PUEBLA, Mexico (AP) _ After averting a strike with its largest union, Volkswagen is set to start exports of its New Beetle to Europe and other markets, company officials said Wednesday.

Volkswagen Mexico, which began exporting the New Beetle to the United States and Canada earlier this year, will soon start exports to Europe and South America, said Gerhard Rieder, the company’s financial director.

According to preliminary company estimates, sales of the New Beetle could be even greater in Europe than in North America, said company spokesman Michael Wijers.

``Our expectations today are much greater because worldwide demand appears to be bigger than we anticipated,″ he said.

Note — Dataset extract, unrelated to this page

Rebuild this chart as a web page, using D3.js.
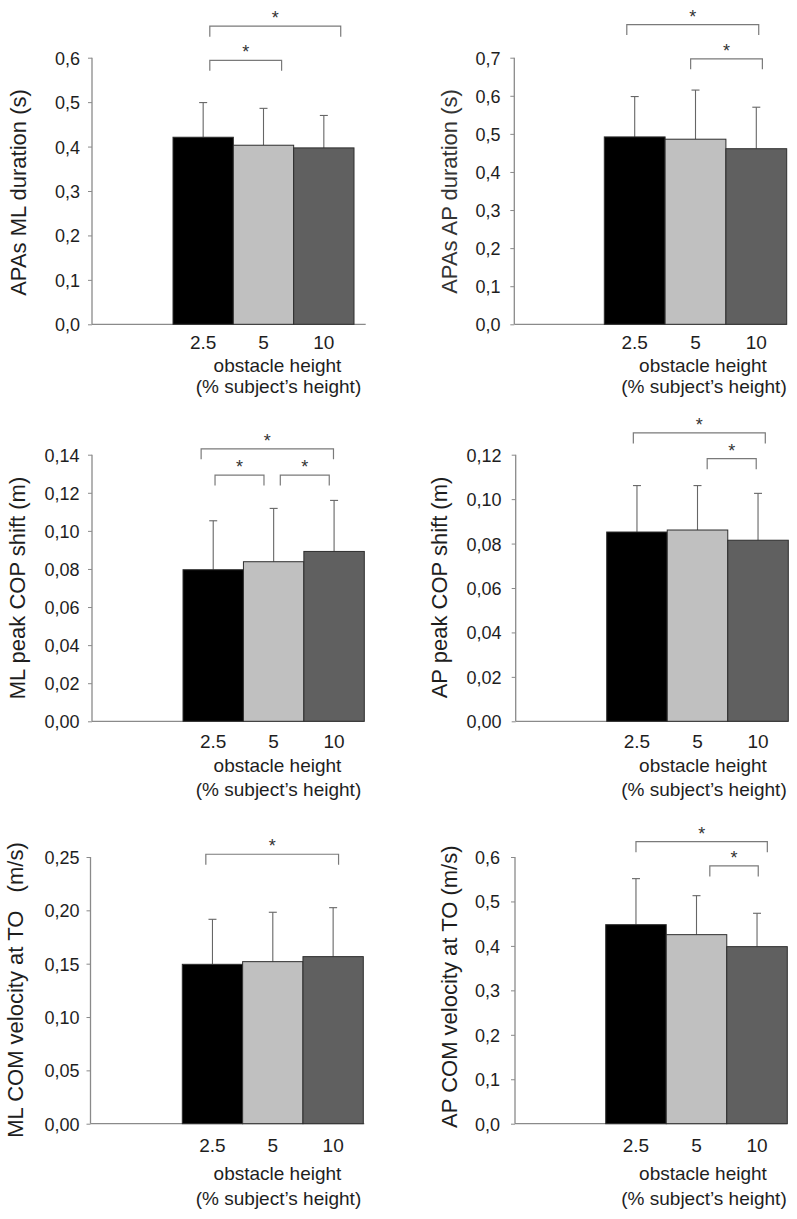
<!DOCTYPE html>
<html>
<head>
<meta charset="utf-8">
<script src="https://cdn.jsdelivr.net/npm/d3@7"></script>
<style>
  html, body { margin: 0; padding: 0; background: #fff; }
  svg { display: block; font-family: "Liberation Sans", Arial, sans-serif; }
</style>
</head>
<body>
<svg id="chart" width="797" height="1219"></svg>
<script>
// ---------- data ----------
const categories = ["2.5", "5", "10"];
const barColors = ["#000000", "#c0c0c0", "#606060"];
const xTitle1 = "obstacle height";
const xTitle2 = "(% subject\u2019s height)";

const apasMLMean = [0.421, 0.403, 0.397];
const apasMLSD   = [0.078, 0.083, 0.073];
const apasAPMean = [0.492, 0.486, 0.461];
const apasAPSD   = [0.106, 0.129, 0.109];
const mlCopMean  = [0.0796, 0.0838, 0.0892];
const mlCopSD    = [0.0257, 0.0280, 0.0268];
const apCopMean  = [0.0852, 0.0861, 0.0815];
const apCopSD    = [0.0209, 0.0200, 0.0211];
const mlVelMean  = [0.1494, 0.1519, 0.1566];
const mlVelSD    = [0.0422, 0.0463, 0.0459];
const apVelMean  = [0.4478, 0.4253, 0.3983];
const apVelSD    = [0.1035, 0.0877, 0.0751];

const yTitles = [
  "APAs ML duration (s)",
  "APAs AP duration (s)",
  "ML peak COP shift (m)",
  "AP peak COP shift (m)",
  "ML COM velocity at TO   (m/s)",
  "AP COM velocity at TO (m/s)"
];
const yMaxes = [0.6, 0.7, 0.14, 0.12, 0.25, 0.6];
const ySteps = [0.1, 0.1, 0.02, 0.02, 0.05, 0.1];
const yDecimals = [1, 1, 2, 2, 2, 1];

// significance brackets: endpoints in bar units (bar i spans i..i+1), level in data units
const brackets1 = [{x1: 0.61, x2: 2.78, y: 0.671}, {x1: 0.61, x2: 1.80, y: 0.594}];
const brackets2 = [{x1: 0.37, x2: 2.54, y: 0.787}, {x1: 1.42, x2: 2.60, y: 0.697}];
const brackets3 = [{x1: 0.30, x2: 2.49, y: 0.1431}, {x1: 0.53, x2: 1.34, y: 0.1293}, {x1: 1.61, x2: 2.42, y: 0.1293}];
const brackets4 = [{x1: 0.44, x2: 2.62, y: 0.1298}, {x1: 1.66, x2: 2.47, y: 0.1182}];
const brackets5 = [{x1: 0.39, x2: 2.59, y: 0.2526}];
const brackets6 = [{x1: 0.50, x2: 2.67, y: 0.6345}, {x1: 1.72, x2: 2.52, y: 0.5799}];

// ---------- layout ----------
const layouts = [
  {axisX: 92,    barStart: 173,   barEnd: 354,   axisEnd: 365.7, y0: 324.3,  yTop: 57.7, titleX: 26,    titleY: 192.5, labX: 80,    xLabY: [349, 371.5, 392.5], xTitleX: 277.5},
  {axisX: 514.3, barStart: 604.3, barEnd: 786.7, axisEnd: 786.7, y0: 324.3,  yTop: 57.7, titleX: 456.5, titleY: 191.5, labX: 500.5, xLabY: [349, 371.5, 392.5], xTitleX: 703},
  {axisX: 92,    barStart: 183,   barEnd: 364.3, axisEnd: 364.3, y0: 721.3,  yTop: 454.7, titleX: 24.5, titleY: 588,   labX: 79.5,  xLabY: [748, 771.7, 795.5], xTitleX: 277.5},
  {axisX: 515.7, barStart: 606.7, barEnd: 788.3, axisEnd: 788.3, y0: 721.3,  yTop: 454.7, titleX: 446.5, titleY: 587.5, labX: 501.5, xLabY: [748, 771.7, 795.5], xTitleX: 703},
  {axisX: 90.5,  barStart: 182.3, barEnd: 363.3, axisEnd: 364.3, y0: 1123.7, yTop: 857,  titleX: 22.5,  titleY: 990,   labX: 79.5,  xLabY: [1152, 1180, 1204.5], xTitleX: 277.5},
  {axisX: 515,   barStart: 605.7, barEnd: 787.3, axisEnd: 787.3, y0: 1123.7, yTop: 857,  titleX: 456.5, titleY: 986.7, labX: 500,   xLabY: [1152, 1180, 1204.5], xTitleX: 703}
];

const panels = [
  {mean: apasMLMean, sd: apasMLSD, brackets: brackets1},
  {mean: apasAPMean, sd: apasAPSD, brackets: brackets2},
  {mean: mlCopMean,  sd: mlCopSD,  brackets: brackets3},
  {mean: apCopMean,  sd: apCopSD,  brackets: brackets4},
  {mean: mlVelMean,  sd: mlVelSD,  brackets: brackets5},
  {mean: apVelMean,  sd: apVelSD,  brackets: brackets6}
];

const svg = d3.select("#chart");
const axisColor = "#8a8a8a";
const textColor = "#1e1e1e";

panels.forEach((p, i) => {
  const L = layouts[i];
  const g = svg.append("g");

  const y = d3.scaleLinear().domain([0, yMaxes[i]]).range([L.y0, L.yTop]);
  const x = d3.scaleLinear().domain([0, categories.length]).range([L.barStart, L.barEnd]);
  const band = d3.scaleBand().domain(categories).range([L.barStart, L.barEnd]).padding(0);

  // y axis
  const ticks = d3.range(0, yMaxes[i] + ySteps[i] / 2, ySteps[i]);
  const fmt = d3.format("." + yDecimals[i] + "f");
  const yAxis = d3.axisLeft(y).tickValues(ticks).tickSize(4).tickPadding(0)
    .tickFormat(d => fmt(d).replace(".", ","));
  const ya = g.append("g").attr("transform", `translate(${L.axisX},0)`).call(yAxis);
  ya.select(".domain").remove();
  ya.selectAll(".tick line").attr("stroke", axisColor).attr("stroke-width", 1);
  ya.selectAll(".tick text")
    .attr("x", L.labX - L.axisX)
    .attr("dy", "0.36em")
    .attr("fill", textColor)
    .style("font-size", "18px")
    .style("font-family", "'Liberation Sans', Arial, sans-serif");
  g.append("line")
    .attr("x1", L.axisX).attr("x2", L.axisX)
    .attr("y1", y(0)).attr("y2", y(yMaxes[i]))
    .attr("stroke", axisColor).attr("stroke-width", 1.3);

  // x axis line
  g.append("line")
    .attr("x1", L.axisX).attr("x2", L.axisEnd)
    .attr("y1", y(0)).attr("y2", y(0))
    .attr("stroke", axisColor).attr("stroke-width", 1.3);

  // error bars (drawn before bars so the lower part is hidden)
  const eg = g.append("g");
  categories.forEach((c, k) => {
    const cx = band(c) + band.bandwidth() / 2;
    eg.append("line")
      .attr("x1", cx).attr("x2", cx)
      .attr("y1", y(p.mean[k])).attr("y2", y(p.mean[k] + p.sd[k]))
      .attr("stroke", "#666").attr("stroke-width", 1.1);
    eg.append("line")
      .attr("x1", cx - 4).attr("x2", cx + 4)
      .attr("y1", y(p.mean[k] + p.sd[k])).attr("y2", y(p.mean[k] + p.sd[k]))
      .attr("stroke", "#666").attr("stroke-width", 1.1);
  });

  // bars
  g.append("g").selectAll("rect")
    .data(categories)
    .join("rect")
    .attr("x", c => band(c))
    .attr("width", band.bandwidth())
    .attr("y", (c, k) => y(p.mean[k]))
    .attr("height", (c, k) => y(0) - y(p.mean[k]))
    .attr("fill", (c, k) => barColors[k])
    .attr("stroke", "#2e2e2e")
    .attr("stroke-width", 1);

  // category labels
  g.append("g").selectAll("text")
    .data(categories)
    .join("text")
    .attr("x", c => band(c) + band.bandwidth() / 2)
    .attr("y", L.xLabY[0])
    .attr("text-anchor", "middle")
    .attr("fill", textColor)
    .style("font-size", "19px")
    .text(c => c);

  g.append("text")
    .attr("x", L.xTitleX).attr("y", L.xLabY[1])
    .attr("text-anchor", "middle").attr("fill", textColor)
    .style("font-size", "19px")
    .text(xTitle1);
  g.append("text")
    .attr("x", L.xTitleX + 1).attr("y", L.xLabY[2])
    .attr("text-anchor", "middle").attr("fill", textColor)
    .style("font-size", "19px")
    .text(xTitle2);

  // y title
  g.append("text")
    .attr("transform", `translate(${L.titleX},${L.titleY}) rotate(-90)`)
    .attr("text-anchor", "middle")
    .attr("fill", i === 1 ? "#333" : textColor)
    .style("font-size", "22px")
    .style("white-space", "pre")
    .text(yTitles[i]);

  // significance brackets
  const bg = g.append("g");
  p.brackets.forEach(b => {
    const x1 = x(b.x1), x2 = x(b.x2), by = y(b.y);
    bg.append("path")
      .attr("d", `M${x1},${by + 10.5}V${by}H${x2}V${by + 10.5}`)
      .attr("fill", "none")
      .attr("stroke", "#7a7a7a")
      .attr("stroke-width", 1.2);
    bg.append("text")
      .attr("x", (x1 + x2) / 2)
      .attr("y", by - 2)
      .attr("text-anchor", "middle")
      .attr("fill", "#333")
      .style("font-size", "18px")
      .text("*");
  });
});
</script>
</body>
</html>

Volkswagen’s original estimate for North American Beetle exports was 55,000 units a year; the figure is now closer to 70,000. Sales in Europe could top 100,000 Beetles a year, Wijers said.

Last Monday, Volkswagen reached a deal with its largest union just before a strike deadline. The Independent Union of Volkswagen workers entered the talks seeking a 35 percent pay increase, but settled for 21 percent and other non-wage benefits.

Europe’s largest car maker employs 15,800 people at its Puebla plant southeast of Mexico City, about 10,000 of whom belong to the union.

Puebla is VW’s only production site for the New Beetle. The plant also manufactures Jettas and Golfs for the local and export market as well as its old-fashioned Beetle for the domestic market.

Thanks to increased exports and a recovery in the domestic market, Volkswagen’s production has increased steadily from 260,000 vehicles in 1997 to an estimated 360,000 units this year, and could top 400,000 in 1999, Rieder said.

A few months ago, Volkswagen regained the lead in domestic market share in passenger cars, which it dominated for 25 years before the 1994-95 economic crisis.

``Right now, we’re running neck-to-neck with General Motors, and that helps us stay competitive,″ Wijers said.

Volkswagen began operations in Puebla, its only plant in North America, 34 years ago. The location was chosen because of its proximity to Mexico City and the port of Veracruz in the Gulf of Mexico, from which the company can ship parts and vehicles between Mexico and Europe.